In all fairness to Spongebob – who is actually funny in limited amounts – the issue isn’t that particular cartoon but instead, the nature and style of the program.  Caillou is a mellow cartoon that leads the viewer through a simple, plot-driven story and it doesn’t make it a habit of radically shifting gears in volume and drawing.  Years ago, one of the recurrent criticisms of Sesame Street was that the constant intersplicing of skits, cartoons and songs would hinder the development of preschool viewers and that is echoed in this particular study.  Programs such as Spongebob and others – Fairly Oddparents,  anyone? – now make Sesame Street appear to be the model in flow and style.  As one other researcher noted, "not all TV is the same. It’s not about no television, it’s really about appropriate amounts and appropriate types of television".  Watching a program such as Caillou, and I’ve watched it, does require that the child be able to focus on a particular story for a period of time without persistent and chronic interruption and the same goes for the task of drawing and coloring.  There is a level of stimulation to the brain that’s more consistent with their age than with the hyperactive Spongebob type of program.  With very small children, such simple focusing tasks do  have a cumulative effect on the ability to perform as well as to more easily shift gears from one scenario to another, keeping with their age and capacity.

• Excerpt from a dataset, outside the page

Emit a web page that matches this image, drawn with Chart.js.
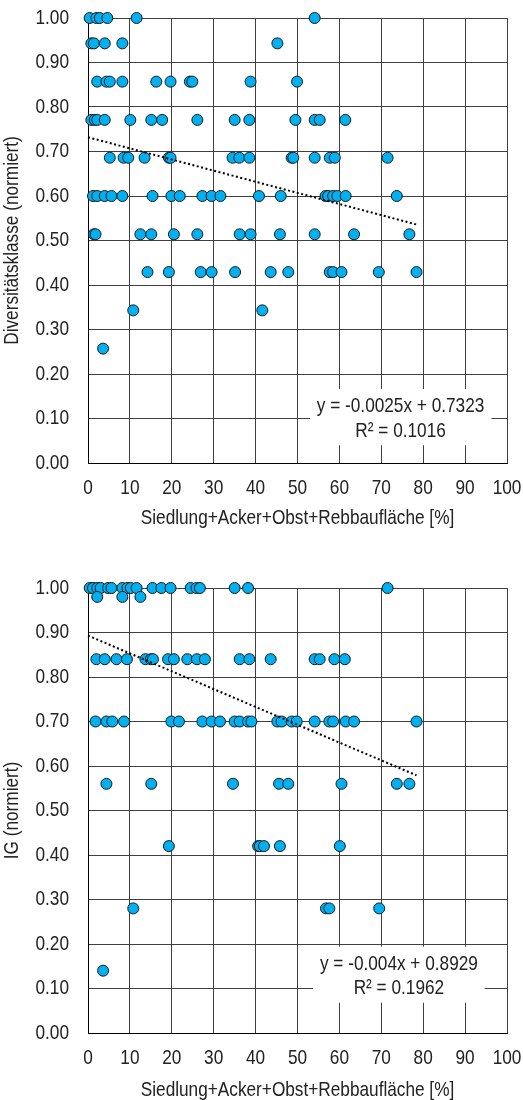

I think that there’s another issue apart from the overstimulation however.  Children will often mimic what they see and that’s most certainly the case if they like something.  Spongebob glorifies stupidity and kids who’ve just watched another episode of his inanity will, at some level, want to play out what they’ve seen; immediately immersing kid viewers in a series of exercises requiring the opposite of what Spongebob promotes is setting them up for failure.  This kind of behavior is no different than that of teens who watch Dodgeball for the umpteenth time and immediately spend ten minutes tossing objects at one another, yelling if you can dodge a wrench, you can dodge a ball!

As the one researcher noted, the issue isn’t the program itself, although it is indeed phenomenally dumb.  The issue is that we’re allowing the kids to spend all of this time in front of a screen without chasing them off and making them learn to do something else.  There’s value for a child to lay in his bed or look out the window and daydream, just as there’s value in drawing, playing with blocks and chasing down neighborhood kids to go play.  I understand the draw both of television to the child and of ease for the parent, but it’s a battle that’s going to have to be waged continuously until they’re out of the house.

For your own curiosity, one of the tasks asked of the kids was the Tower of Hanoi exercise, aptly named since I personally found it torturous to figure out.